▶ [What needs to be done]: Copy out the listing that follows, exactly, without its pictures.

▶ [Dataset extract]:
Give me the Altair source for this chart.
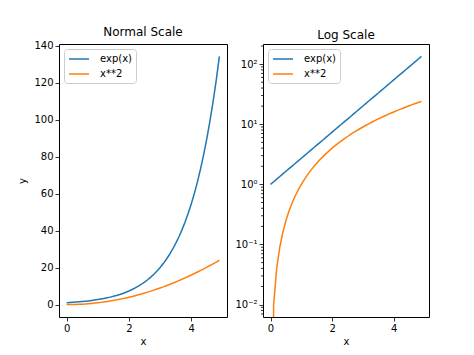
import altair as alt
import pandas as pd

xs = [0.0, 0.1, 0.2, 0.3, 0.4, 0.5, 0.6, 0.7, 0.8, 0.9,
      1.0, 1.1, 1.2, 1.3, 1.4, 1.5, 1.6, 1.7, 1.8, 1.9,
      2.0, 2.1, 2.2, 2.3, 2.4, 2.5, 2.6, 2.7, 2.8, 2.9,
      3.0, 3.1, 3.2, 3.3, 3.4, 3.5, 3.6, 3.7, 3.8, 3.9,
      4.0, 4.1, 4.2, 4.3, 4.4, 4.5, 4.6, 4.7, 4.8, 4.9]
exp_vals = [1.0, 1.105, 1.221, 1.350, 1.492, 1.649, 1.822, 2.014, 2.226, 2.460,
            2.718, 3.004, 3.320, 3.669, 4.055, 4.482, 4.953, 5.474, 6.050, 6.686,
            7.389, 8.166, 9.025, 9.974, 11.02, 12.18, 13.46, 14.88, 16.44, 18.17,
            20.09, 22.20, 24.53, 27.11, 29.96, 33.12, 36.60, 40.45, 44.70, 49.40,
            54.60, 60.34, 66.69, 73.70, 81.45, 90.02, 99.48, 109.9, 121.5, 134.3]
sq_vals = [0.0, 0.01, 0.04, 0.09, 0.16, 0.25, 0.36, 0.49, 0.64, 0.81,
           1.0, 1.21, 1.44, 1.69, 1.96, 2.25, 2.56, 2.89, 3.24, 3.61,
           4.0, 4.41, 4.84, 5.29, 5.76, 6.25, 6.76, 7.29, 7.84, 8.41,
           9.0, 9.61, 10.24, 10.89, 11.56, 12.25, 12.96, 13.69, 14.44, 15.21,
           16.0, 16.81, 17.64, 18.49, 19.36, 20.25, 21.16, 22.09, 23.04, 24.01]
series = ["exp(x)", "x**2"]
colors = ["#1f77b4", "#ff7f0e"]
log_major = [0.01, 0.1, 1, 10, 100]
log_minor = [0.007, 0.008, 0.009,
             0.02, 0.03, 0.04, 0.05, 0.06, 0.07, 0.08, 0.09,
             0.2, 0.3, 0.4, 0.5, 0.6, 0.7, 0.8, 0.9,
             2, 3, 4, 5, 6, 7, 8, 9,
             20, 30, 40, 50, 60, 70, 80, 90, 200]

rows = []
for x, e, s in zip(xs, exp_vals, sq_vals):
    rows.append({"x": x, "y": e, "ylog": e, "series": series[0]})
    # zero cannot sit on a log axis: push it far below the visible range (clipped)
    rows.append({"x": x, "y": s, "ylog": s if s > 0 else 1e-9, "series": series[1]})
df = pd.DataFrame(rows)
minor_df = pd.DataFrame({"v": log_minor})

color = alt.Color("series:N", scale=alt.Scale(domain=series, range=colors),
                  legend=alt.Legend(title=None, orient="top-left", offset=5,
                                    symbolType="M-1,0H3", symbolSize=100,
                                    symbolStrokeWidth=1.5, labelFontSize=10,
                                    strokeColor="#cccccc", fillColor="white",
                                    cornerRadius=3, padding=4, rowPadding=4,
                                    labelOffset=20))

xenc = alt.X("x:Q", title="x", scale=alt.Scale(domain=[-0.245, 5.145], nice=False, zero=False),
             axis=alt.Axis(values=[0, 2, 4], labelFlush=False))

left = alt.Chart(df).mark_line(strokeWidth=1.5).encode(
    x=xenc,
    y=alt.Y("y:Q", title="y", scale=alt.Scale(domain=[-6.7, 141.0], nice=False, zero=False),
            axis=alt.Axis(values=[0, 20, 40, 60, 80, 100, 120, 140], titlePadding=6)),
    color=color,
).properties(width=168, height=273, title="Normal Scale")

label_expr = ("datum.value == 0.01 ? '10⁻²' : datum.value == 0.1 ? '10⁻¹' : "
              "datum.value == 1 ? '10⁰' : datum.value == 10 ? '10¹' : '10²'")
yscale_log = alt.Scale(type="log", domain=[0.00622, 216], nice=False)

right_lines = alt.Chart(df).mark_line(strokeWidth=1.5, clip=True).encode(
    x=xenc,
    y=alt.Y("ylog:Q", title=None, scale=yscale_log,
            axis=alt.Axis(values=log_major, labelExpr=label_expr)),
    color=color,
)
minor_ticks = alt.Chart(minor_df).mark_rule(color="black", strokeWidth=0.8).encode(
    x=alt.value(0), x2=alt.value(-2),
    y=alt.Y("v:Q", scale=yscale_log),
)
right = alt.layer(right_lines, minor_ticks).properties(width=166, height=273, title="Log Scale")

chart = alt.hconcat(left, right, spacing=6).resolve_legend(color="independent").configure(
    font="DejaVu Sans",
    padding={"left": 9, "top": 17, "right": 5, "bottom": 5},
).configure_view(
    stroke="black", strokeWidth=1,
).configure_axis(
    grid=False, domain=False, tickColor="black", tickSize=4, tickWidth=0.8,
    labelColor="black", labelFontSize=10, labelPadding=2,
    titleColor="black", titleFontSize=10, titleFontWeight="normal", titlePadding=3,
).configure_title(
    fontSize=12, fontWeight="normal", color="black", offset=2,
)

chart.save("out.html", embed_options={"renderer": "svg", "actions": False})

▶ [Expected answer]:
Give me the Altair source for this chart.
import altair as alt
import pandas as pd

xs = [0.0, 0.1, 0.2, 0.3, 0.4, 0.5, 0.6, 0.7, 0.8, 0.9,
      1.0, 1.1, 1.2, 1.3, 1.4, 1.5, 1.6, 1.7, 1.8, 1.9,
      2.0, 2.1, 2.2, 2.3, 2.4, 2.5, 2.6, 2.7, 2.8, 2.9,
      3.0, 3.1, 3.2, 3.3, 3.4, 3.5, 3.6, 3.7, 3.8, 3.9,
      4.0, 4.1, 4.2, 4.3, 4.4, 4.5, 4.6, 4.7, 4.8, 4.9]
exp_vals = [1.0, 1.105, 1.221, 1.350, 1.492, 1.649, 1.822, 2.014, 2.226, 2.460,
            2.718, 3.004, 3.320, 3.669, 4.055, 4.482, 4.953, 5.474, 6.050, 6.686,
            7.389, 8.166, 9.025, 9.974, 11.02, 12.18, 13.46, 14.88, 16.44, 18.17,
            20.09, 22.20, 24.53, 27.11, 29.96, 33.12, 36.60, 40.45, 44.70, 49.40,
            54.60, 60.34, 66.69, 73.70, 81.45, 90.02, 99.48, 109.9, 121.5, 134.3]
sq_vals = [0.0, 0.01, 0.04, 0.09, 0.16, 0.25, 0.36, 0.49, 0.64, 0.81,
           1.0, 1.21, 1.44, 1.69, 1.96, 2.25, 2.56, 2.89, 3.24, 3.61,
           4.0, 4.41, 4.84, 5.29, 5.76, 6.25, 6.76, 7.29, 7.84, 8.41,
           9.0, 9.61, 10.24, 10.89, 11.56, 12.25, 12.96, 13.69, 14.44, 15.21,
           16.0, 16.81, 17.64, 18.49, 19.36, 20.25, 21.16, 22.09, 23.04, 24.01]
series = ["exp(x)", "x**2"]
colors = ["#1f77b4", "#ff7f0e"]
log_major = [0.01, 0.1, 1, 10, 100]
log_minor = [0.007, 0.008, 0.009,
             0.02, 0.03, 0.04, 0.05, 0.06, 0.07, 0.08, 0.09,
             0.2, 0.3, 0.4, 0.5, 0.6, 0.7, 0.8, 0.9,
             2, 3, 4, 5, 6, 7, 8, 9,
             20, 30, 40, 50, 60, 70, 80, 90, 200]

rows = []
for x, e, s in zip(xs, exp_vals, sq_vals):
    rows.append({"x": x, "y": e, "ylog": e, "series": series[0]})
    # zero cannot sit on a log axis: push it far below the visible range (clipped)
    rows.append({"x": x, "y": s, "ylog": s if s > 0 else 1e-9, "series": series[1]})
df = pd.DataFrame(rows)
minor_df = pd.DataFrame({"v": log_minor})

color = alt.Color("series:N", scale=alt.Scale(domain=series, range=colors),
                  legend=alt.Legend(title=None, orient="top-left", offset=5,
                                    symbolType="M-1,0H3", symbolSize=100,
                                    symbolStrokeWidth=1.5, labelFontSize=10,
                                    strokeColor="#cccccc", fillColor="white",
                                    cornerRadius=3, padding=4, rowPadding=4,
                                    labelOffset=20))

xenc = alt.X("x:Q", title="x", scale=alt.Scale(domain=[-0.245, 5.145], nice=False, zero=False),
             axis=alt.Axis(values=[0, 2, 4], labelFlush=False))

left = alt.Chart(df).mark_line(strokeWidth=1.5).encode(
    x=xenc,
    y=alt.Y("y:Q", title="y", scale=alt.Scale(domain=[-6.7, 141.0], nice=False, zero=False),
            axis=alt.Axis(values=[0, 20, 40, 60, 80, 100, 120, 140], titlePadding=6)),
    color=color,
).properties(width=168, height=273, title="Normal Scale")

label_expr = ("datum.value == 0.01 ? '10⁻²' : datum.value == 0.1 ? '10⁻¹' : "
              "datum.value == 1 ? '10⁰' : datum.value == 10 ? '10¹' : '10²'")
yscale_log = alt.Scale(type="log", domain=[0.00622, 216], nice=False)

right_lines = alt.Chart(df).mark_line(strokeWidth=1.5, clip=True).encode(
    x=xenc,
    y=alt.Y("ylog:Q", title=None, scale=yscale_log,
            axis=alt.Axis(values=log_major, labelExpr=label_expr)),
    color=color,
)
minor_ticks = alt.Chart(minor_df).mark_rule(color="black", strokeWidth=0.8).encode(
    x=alt.value(0), x2=alt.value(-2),
    y=alt.Y("v:Q", scale=yscale_log),
)
right = alt.layer(right_lines, minor_ticks).properties(width=166, height=273, title="Log Scale")

chart = alt.hconcat(left, right, spacing=6).resolve_legend(color="independent").configure(
    font="DejaVu Sans",
    padding={"left": 9, "top": 17, "right": 5, "bottom": 5},
).configure_view(
    stroke="black", strokeWidth=1,
).configure_axis(
    grid=False, domain=False, tickColor="black", tickSize=4, tickWidth=0.8,
    labelColor="black", labelFontSize=10, labelPadding=2,
    titleColor="black", titleFontSize=10, titleFontWeight="normal", titlePadding=3,
).configure_title(
    fontSize=12, fontWeight="normal", color="black", offset=2,
)

chart.save("out.html", embed_options={"renderer": "svg", "actions": False})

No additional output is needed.